Q: What are some exciting new events/projects your group will be starting?
A: This year we want to put the finishing touches on our new carbon composite airframe, miniaturize our flight computer to fit the standard ‘cubesat’ form factor, develop a static test stand for testing more powerful liquid engines than the solids we are currently using, and building a 6-axis attitude control system.

Q: What can students get out of by being involved with your group?
A: Firstly, rockets are intrinsically cool, and working on them is its own reward. Secondly, people who become involved in our group can expect to get lots of hands on experience with innovative technologies, and will quickly be immersed in tricky systems engineering set in an extremely interdisciplinary setting. Our group has mechanical, electrical & computer and computer science graduate and undergraduate students.

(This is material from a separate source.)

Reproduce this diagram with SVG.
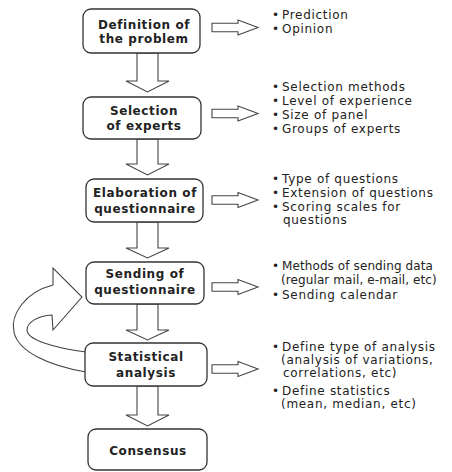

Along the way, mechanicals can't help but learn something about real time computing and embedded systems, and electrical & computer engineering students might become surprisingly well educated about the subtleties of carbon composite manufacturing processes… We’re a bunch of star-stuck dreamers, and sometimes we find personal inspiration in seemingly impossible projects.

Q: How can others help?
A: Well, given the scope of our goals, we want as much help we can get. You don't have to be a rocket scientist to contribute, we encourage anyone who is interested and willing to get their hands dirty to come check out our meetings every TUESDAY at 7:00 PM in FAB 86-01. There are also intro meeting for new members every first Tuesday of the month, they start at 6:00 PM in FAB 86-01 as well. These meetings are the best way to learn what we're about and how you can help! Also, bring your space nerd friends even if they aren't engineering students; we need all sorts of unique skills to make this project work.

Q: What difference will a successful crowdfunding make? What can this support enable you to accomplish?
A: No one ever said getting to space was easy. In the grand historical scheme of things, it is a trick our species has managed only very recently. It is inspiring to me that we are now to the point where mere university students can dream, not idly, of sending their own rockets to space. Indeed, there is now a space race of sorts going on to see who will be the first university group to breach the von Karman line, the boundary between Earth’s atmosphere and outer space, 100 kilometers up. There is some serious competition out there, from groups in Europe and from elsewhere in the US. It is very likely that somebody will manage to do it in the next 3-5 years. However, we are hoping the very first will be from Oregon.